When the review board asked about the missing money, the directors offered an interesting explanation: Several years earlier, they claimed, a local merchant, Joshua Henshaw, had stolen it. Late one day in June 1809, the bank’s cashier had left the building for what he thought would be a brief errand, so he bolted only one of two locks on the door.
However, he didn’t return until the next morning, and found both bolts locked. When a blacksmith let him into the bank, the cashier found his key to the other lock on the counter where he had left it — suggesting that the cashier couldn’t have been the thief and that someone else had entered the building.
Historian Kenneth Degree, who years ago wrote a detailed account of the Middlebury bank’s troubles in Vermont History, the journal of the Vermont Historical Society, poked numerous holes in the directors’ claims. The cashier said he failed to bolt both locks only this one time. How coincidental that this was the night Henshaw chose to strike!
Moreover, Degree noted, Henshaw was a convenient scapegoat. He had fled Middlebury just ahead of creditors and resettled in Montreal, where he couldn’t easily be interviewed.
But if he had stolen the money, Degree asked, why hadn’t Henshaw simply repaid his debts? Even more curious: If the directors suspected Henshaw, why was there a notation in the bank’s accounts that they had hired him the following year to install a safe?
The justices weren’t impressed with the directors’ defense, finding that they owed the state nearly $23,000. They were lucky not to face a criminal trial.
The case should have ended there, as the directors had agreed, but Chipman, who represented Middlebury in the Legislature, managed to get himself elected speaker of the House.
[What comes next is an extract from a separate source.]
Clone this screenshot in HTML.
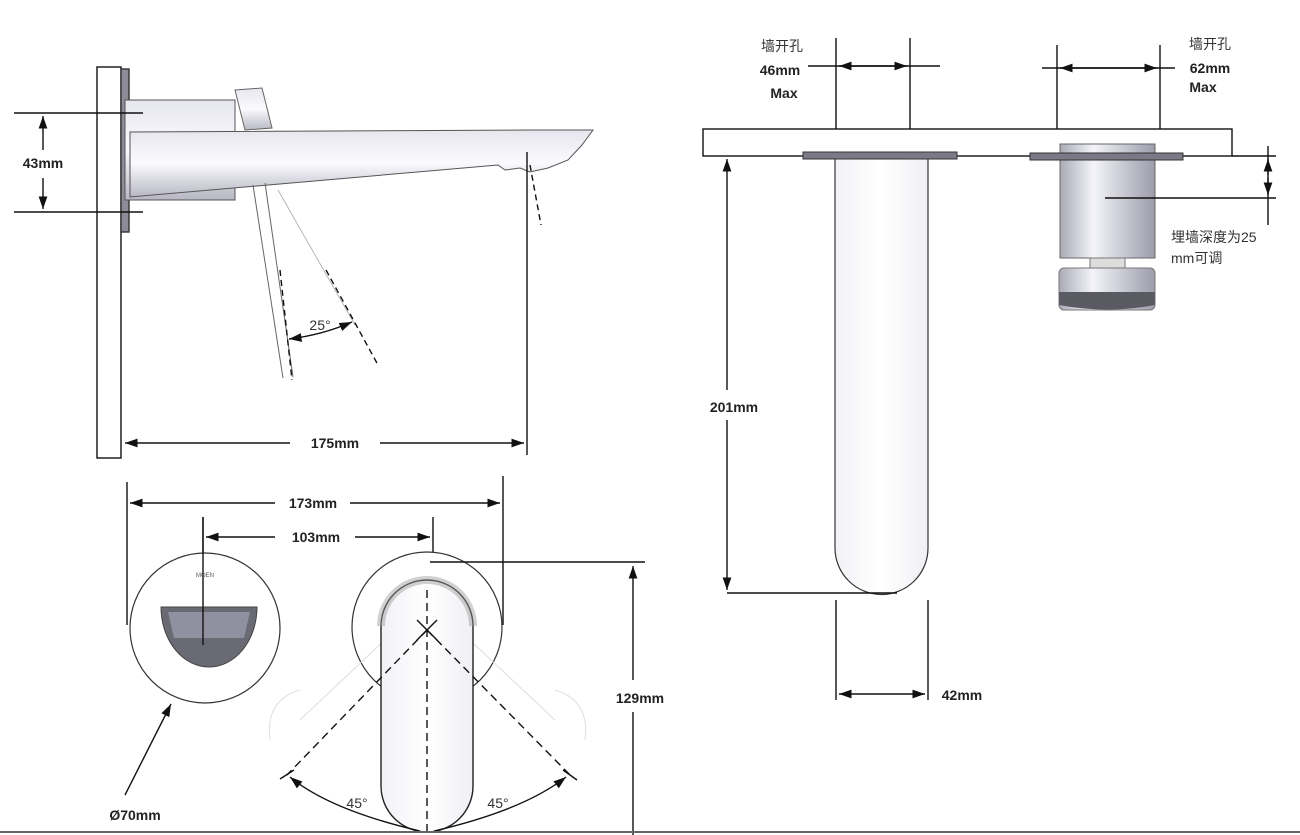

In that office, he received the justices’ report, but decided that still another review was in order.
Not wanting to bias the committee, of course, Chipman asked another House member to appoint its members. In less than two weeks, this latest committee, composed of Chipman’s colleagues, decided the directors were responsible for only $1,200 lost due to the bank’s mismanagement.
The committee relied on new evidence to find the directors not responsible for the nearly $14,000 that was missing. This new evidence relied on the word of 14-year old Udney Penniman, who testified that Henshaw’s son had told him he had found a box in a cupboard in his home containing between $13,000 and $14,000.
Why would Penniman make up such a story? Perhaps, Degree suggested, because Penniman’s father, Jabez, was overdue repaying a loan from the Middlebury bank. So why would the House committee members believe the story? Could it be because it conveniently got their boss, and two other prominent Vermonters, off the hook?
The banking scandal failed to derail the careers of Chipman and Seymour. Chipman was soon elected to Congress, and after his congressional career, he returned to Vermont to help create the state Senate. (Up to that point, Vermont’s legislative branch had only a single chamber.)
Seymour remained a wealthy lawyer, and was eventually elected to the U.S. Senate.
Only Willard struggled after the scandal. He still owed nearly $3,000 of a loan he had secured from the bank. Having already given up his medical practice, he was unemployed, with little way to earn back the money.
Consequently, his wife, Emma, a former teacher, had to return to work. She soon founded the Troy Female Seminary in New York State (now the Emma Willard School) and became a pioneer in girls’ education.
So at least one good thing came out of Vermont’s sordid banking affair.